In the above slope model, I am determining if there is a variation of percentage white population by State. The model above does not give the same results as the intercept model. The slope model suggests that there is a variation of the white population by State.

Model Selection

htmlreg(list(c1_lme,c2_lme ))
Statistical models
Model 1 Model 2
(Intercept) 41456.15*** 47100.51***
(1838.33) (3250.07)
White_Population 97.32*** 35.18
(14.15) (35.75)
AIC 68716.10 68635.78
BIC 68740.41 68672.24
Log Likelihood -34354.05 -34311.89
Num. obs. 3220 3220
Num. groups 52 52
p < 0.001, p < 0.01, p < 0.05

Although, the slope model has the slightest lower AIC than the intercept model.
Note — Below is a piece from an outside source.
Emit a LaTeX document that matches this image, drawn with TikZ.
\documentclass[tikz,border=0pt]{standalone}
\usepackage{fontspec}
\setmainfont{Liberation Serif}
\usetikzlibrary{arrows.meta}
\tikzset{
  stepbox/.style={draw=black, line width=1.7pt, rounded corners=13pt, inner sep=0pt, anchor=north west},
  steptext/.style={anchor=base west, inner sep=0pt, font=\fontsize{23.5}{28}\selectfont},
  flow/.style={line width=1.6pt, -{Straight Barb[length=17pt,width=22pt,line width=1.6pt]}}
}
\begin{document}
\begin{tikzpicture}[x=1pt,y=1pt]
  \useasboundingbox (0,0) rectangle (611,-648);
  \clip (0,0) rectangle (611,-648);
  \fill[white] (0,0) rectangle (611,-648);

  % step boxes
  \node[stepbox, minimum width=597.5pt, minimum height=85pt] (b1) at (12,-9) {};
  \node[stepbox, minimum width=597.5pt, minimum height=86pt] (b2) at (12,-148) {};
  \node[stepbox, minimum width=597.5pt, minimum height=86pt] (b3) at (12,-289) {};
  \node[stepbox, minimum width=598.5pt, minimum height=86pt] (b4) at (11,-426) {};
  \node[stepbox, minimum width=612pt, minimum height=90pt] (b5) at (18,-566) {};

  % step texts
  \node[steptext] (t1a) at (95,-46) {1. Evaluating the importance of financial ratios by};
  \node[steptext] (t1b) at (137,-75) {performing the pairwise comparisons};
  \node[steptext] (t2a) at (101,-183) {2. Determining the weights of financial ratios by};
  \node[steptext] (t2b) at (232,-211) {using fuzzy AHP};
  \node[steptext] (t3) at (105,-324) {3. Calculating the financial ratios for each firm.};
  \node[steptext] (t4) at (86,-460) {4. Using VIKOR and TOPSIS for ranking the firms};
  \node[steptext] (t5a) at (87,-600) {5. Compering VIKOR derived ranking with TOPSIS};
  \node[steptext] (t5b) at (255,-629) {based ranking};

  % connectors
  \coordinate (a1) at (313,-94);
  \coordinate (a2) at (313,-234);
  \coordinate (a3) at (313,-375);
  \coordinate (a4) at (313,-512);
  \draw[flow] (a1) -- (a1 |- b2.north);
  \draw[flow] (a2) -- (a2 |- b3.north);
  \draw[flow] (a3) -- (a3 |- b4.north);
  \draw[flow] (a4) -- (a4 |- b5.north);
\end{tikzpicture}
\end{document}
Therefore, I can assume that both models are efficient enough to know the variation of median income of the white population in each State.

Mertools: Random Effect

m1 <- lme4::lmer (Median_income~White_Population + (1|State), data=c1)
htmlreg(list(m1))
Statistical models
Model 1
(Intercept) 41460.52***
(1849.70)
White_Population 97.36***
(14.15)
AIC 68692.59
BIC 68716.90
Log Likelihood -34342.29
Num. obs. 3220
Num. groups: State 52
Var: State (Intercept) 103505312.11
Var: Residual 101879276.09
p < 0.001, p < 0.01, p < 0.05
reEx <- REsim(m1)
p1 <- plotREsim(reEx)
p1

Using the Mertools package, random effect simulations were conducted. From the above plot, there is a variation of income for white population in different States.

Conclusion

The majority of the U.S. population is white, from the above analysis concludes that on average the median income of a person being White in any State in the U.S. ranges from $40,000 to $60,000. Further analysis can be conducted, if one wants to look at the difference between the median income of White population by Gender in every State. Also one can also ran a comparison of the median income between all the races in all States.